En eaux troubles
|de Jon Turteltaub, 2018, ***
Bien bien bien…
Résumons : on prend le réalisateur de Rasta rockett et des Benjamin Gates ; les scénaristes des RED et de L’odyssée de Pi ; le directeur de la photographie qui a filmé la plupart des chefs-d’œuvre de Clint ; les chefs monteurs du Dernier rempart et de Fast & furious 6 ; un producteur spécialisé dans le biopic (et John Carter) et un autre impliqué dans Le remède mortel et American assassin ; des premiers rôles spécialisés dans le film d’action facile, des seconds rôles venant de séries éparses (comédie légère, spin-off de zombies, carcérale féministe, western moderne…).
À ce stade, normalement, vous êtes paumé. Faut-il s’attendre à du bourrinage bas de plafond, à de la parodie ratée, à de la parodie réussie, à du mélo guimauvineux, à du débilo-fun gratuit ?
Et bien je dois vous avouer un truc : j’ai vu le film, et je n’arrive pas totalement à trancher.
D’abord, le film paraît sérieux, avec ses drames un peu pesants, ses dialogues lourdingues, son héros héroïque… Ça s’annonce dans la grande veine des mélos d’action qui commencent par insulter la science avant de se révéler totalement prévisibles, style Geostorm, voyez.
Mais il y a, çà et là, et allant crescendo au fur et à mesure que les séquences s’enchaînent, ce second degré infusant peu à peu pour finir dans une sorte de pseudo-parodie qui ne cesse de jouer avec les clichés des films d’action, tout en gardant des scènes dramatiques un peu trop bourrées de pathos, et en ajoutant des clins d’œil aux plus ridicules œuvres de monstres — vous savez, les Sharknado et autres Mega shark vs giant octopus.
Et c’est là qu’on comprend l’intérêt de ce casting complètement bâtard : ceux qui font du mélo d’action avec l’enfant qui comprend tout, la mère courage abandonnée, le médecin héroïque, le génie rigolo sacrifié etc. sont là pour faire exactement ça.
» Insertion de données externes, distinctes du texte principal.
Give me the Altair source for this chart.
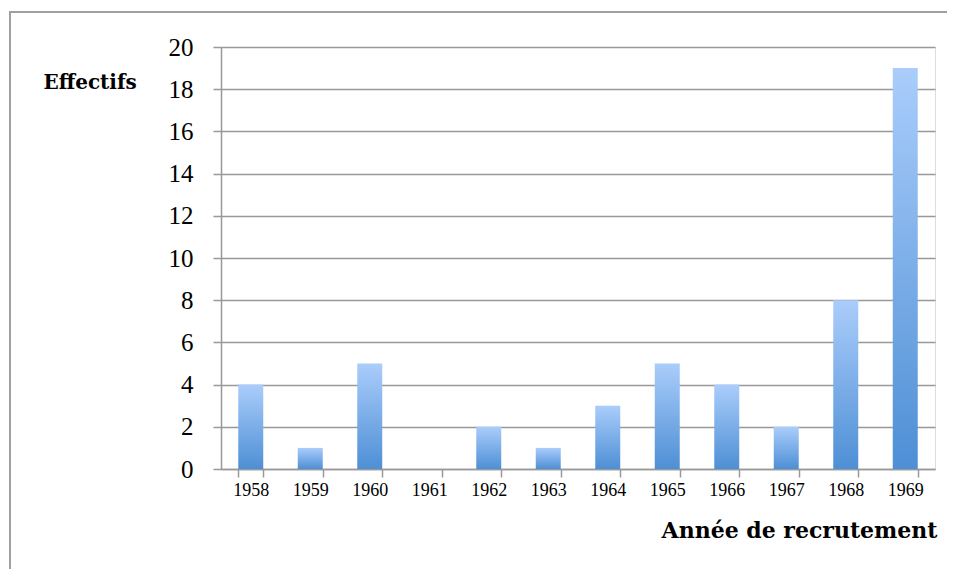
import altair as alt
import pandas as pd

years = ["1958", "1959", "1960", "1961", "1962", "1963", "1964", "1965", "1966", "1967", "1968", "1969"]
effectifs = [4, 1, 5, 0, 2, 1, 3, 5, 4, 2, 8, 19]
y_ticks = list(range(0, 21, 2))

df = pd.DataFrame({"annee": years, "effectif": effectifs})

W, H = 714, 422
PL, PT, PR, PB = 213, 39, 12, 100

grad = alt.Gradient(
    gradient="linear",
    stops=[alt.GradientStop(color="#aacdfb", offset=0),
           alt.GradientStop(color="#4e8fd5", offset=1)],
    x1=0, x2=0, y1=0, y2=1,
)

bars = alt.Chart(df).mark_bar(color=grad).encode(
    x=alt.X("annee:N", sort=years,
            scale=alt.Scale(paddingInner=0.58, paddingOuter=0.29),
            axis=alt.Axis(title="Année de recrutement", labelAngle=0,
                          tickBand="extent", grid=False,
                          labelFont="Liberation Serif", labelFontSize=18,
                          labelColor="#000", labelPadding=4,
                          tickSize=8, tickColor="#999", tickWidth=1.5,
                          domainColor="#999", domainWidth=1.5,
                          titleFont="DejaVu Serif", titleFontWeight="bold",
                          titleFontSize=22, titleColor="#000",
                          titleAnchor="end", titleAlign="right",
                          titleX=W + 2, titleY=61, titleBaseline="middle")),
    y=alt.Y("effectif:Q",
            scale=alt.Scale(domain=[0, 20], nice=False),
            axis=alt.Axis(title="Effectifs", values=y_ticks,
                          labelFont="Liberation Serif", labelFontSize=25,
                          labelColor="#000", labelPadding=20,
                          tickSize=8, tickColor="#999", tickWidth=1.5,
                          domainColor="#999", domainWidth=1.5,
                          gridColor="#999", gridWidth=1.5,
                          titleFont="DejaVu Serif", titleFontWeight="bold",
                          titleFontSize=20, titleColor="#000",
                          titleAngle=0, titleAlign="left", titleBaseline="middle",
                          titleX=-178, titleY=35)),
)

border_left = alt.Chart(df).mark_rule(color="#a0a0a0", strokeWidth=2).encode(
    x=alt.value(-211), y=alt.value(-35), y2=alt.value(H + PB)
)
border_top = alt.Chart(df).mark_rule(color="#a0a0a0", strokeWidth=2).encode(
    x=alt.value(-212), x2=alt.value(W + PR), y=alt.value(-35)
)

chart = alt.layer(bars, border_left, border_top).properties(
    width=W, height=H,
    autosize=alt.AutoSizeParams(type="none"),
    padding={"left": PL, "top": PT, "right": PR, "bottom": PB},
).configure_view(stroke=None).configure(background="white")

chart.save("out.html", embed_options={"renderer": "svg", "actions": False})
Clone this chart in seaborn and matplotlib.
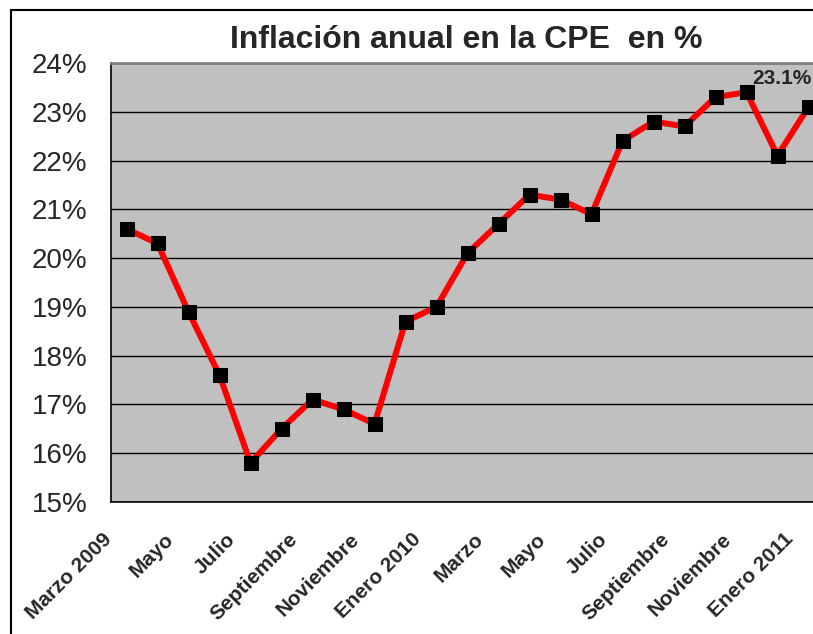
import numpy as np
import pandas as pd
import matplotlib
matplotlib.use("Agg")
import matplotlib.pyplot as plt
import seaborn as sns
from matplotlib.patches import Rectangle
from matplotlib.ticker import FixedLocator, FuncFormatter

# Datos: inflacion anual CPE (%), marzo 2009 - enero 2011
meses = ["Marzo 2009", "Abril", "Mayo", "Junio", "Julio", "Agosto", "Septiembre",
         "Octubre", "Noviembre", "Diciembre", "Enero 2010", "Febrero", "Marzo",
         "Abril", "Mayo", "Junio", "Julio", "Agosto", "Septiembre", "Octubre",
         "Noviembre", "Diciembre", "Enero 2011"]
inflacion = [20.6, 20.3, 18.9, 17.6, 15.8, 16.5, 17.1, 16.9, 16.6, 18.7, 19.0,
             20.1, 20.7, 21.3, 21.2, 20.9, 22.4, 22.8, 22.7, 23.3, 23.4, 22.1, 23.1]
y_ticks = list(range(15, 25))
etiqueta_final = "23.1%"

df = pd.DataFrame({"idx": np.arange(len(meses)), "mes": meses, "valor": inflacion})

sns.set_style("white")
plt.rcParams['font.family'] = ['Liberation Sans', 'DejaVu Sans']

fig = plt.figure(figsize=(8.13, 6.34), dpi=100)
ax = fig.add_axes([111/813, 1 - 502/634, 713/813, 439/634])
ax.set_facecolor("#C0C0C0")

# marco exterior del grafico (cortado a la derecha)
fig.patches.append(Rectangle((11/813, -0.1), 1.2, 1 - 10/634 + 0.1,
                             transform=fig.transFigure, fill=False,
                             edgecolor="black", linewidth=1.5, zorder=0))

for v in y_ticks:
    ax.axhline(v, color="black", linewidth=1, zorder=1)

sns.lineplot(data=df, x="idx", y="valor", ax=ax, color="red", linewidth=4.3,
             marker="s", markersize=10, markerfacecolor="black",
             markeredgecolor="black", zorder=3)

ax.set_xlim(-0.5, len(meses) - 0.5)
ax.set_ylim(15, 24)
ax.set_xlabel("")
ax.set_ylabel("")

ax.yaxis.set_major_locator(FixedLocator(y_ticks))
ax.yaxis.set_major_formatter(FuncFormatter(lambda v, p: f"{v:.0f}%"))
ax.tick_params(axis="y", direction="out", length=8, width=1, color="black",
               labelsize=20, pad=9)

ax.xaxis.set_major_locator(FixedLocator(np.arange(len(meses)) - 0.5))
ax.tick_params(axis="x", direction="out", length=6, width=1, color="black",
               labelbottom=False)

for i in range(0, len(meses), 2):
    ax.text(i - 0.8, -0.063, meses[i], transform=ax.get_xaxis_transform(),
            rotation=45, ha="right", va="top", rotation_mode="anchor",
            fontsize=15, fontweight="bold")

for s in ["left", "bottom"]:
    ax.spines[s].set_color("black")
    ax.spines[s].set_linewidth(1.2)
ax.spines["top"].set_color("#808080")
ax.spines["top"].set_linewidth(2)
ax.spines["right"].set_visible(False)

ax.annotate(etiqueta_final, xy=(len(meses) - 1, inflacion[-1]), xytext=(-56, 28),
            textcoords="offset pixels", ha="left", va="center",
            fontsize=15, fontweight="bold", annotation_clip=False)

fig.text(466/813, 1 - 40/634, "Inflación anual en la CPE  en %", ha="center",
         va="center", fontsize=23, fontweight="bold")

fig.savefig("out.png", dpi=100)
Et ceux qui ont l’habitude de détourner le travail des premiers sont là pour saper leur produit tout en douceur et l’amener vers une tonalité moins sérieuse. En gros, les nuls premier degré servent à empêcher les nuls second degré de faire une parodie lourdingue, et les nuls second degré sont là pour empêcher les nuls premier degré de faire un navet larmoyant.
La bonne nouvelle, évidemment, c’est que Jason Statham est justement à l’aise dans cet entre-deux permanent : vrai acteur d’action, il a déjà montré un certain potentiel comique dans une part non négligeable de ses films. Il fait aussi partie de ces gens pour qui l’eau est un environnement naturel, ce qui lui permet de continuer à jouer imperturbablement quand il se fait traîner en pleine mer à haute vitesse — et je soupçonne que c’était le premier pré-requis sur la fiche de proposition d’emploi.
Au bout du compte, après un début un peu hésitant, En eaux troubles gagne en second degré ce qu’il perd en profondeur pour devenir un divertissement amusant, sur le fil entre pathétique et comique, qui jusqu’au bout joue au sérieux dans les scènes tragiques pour mieux dire « eh oh, c’est qu’un film, on rigole, quoi » dans la séquence suivante.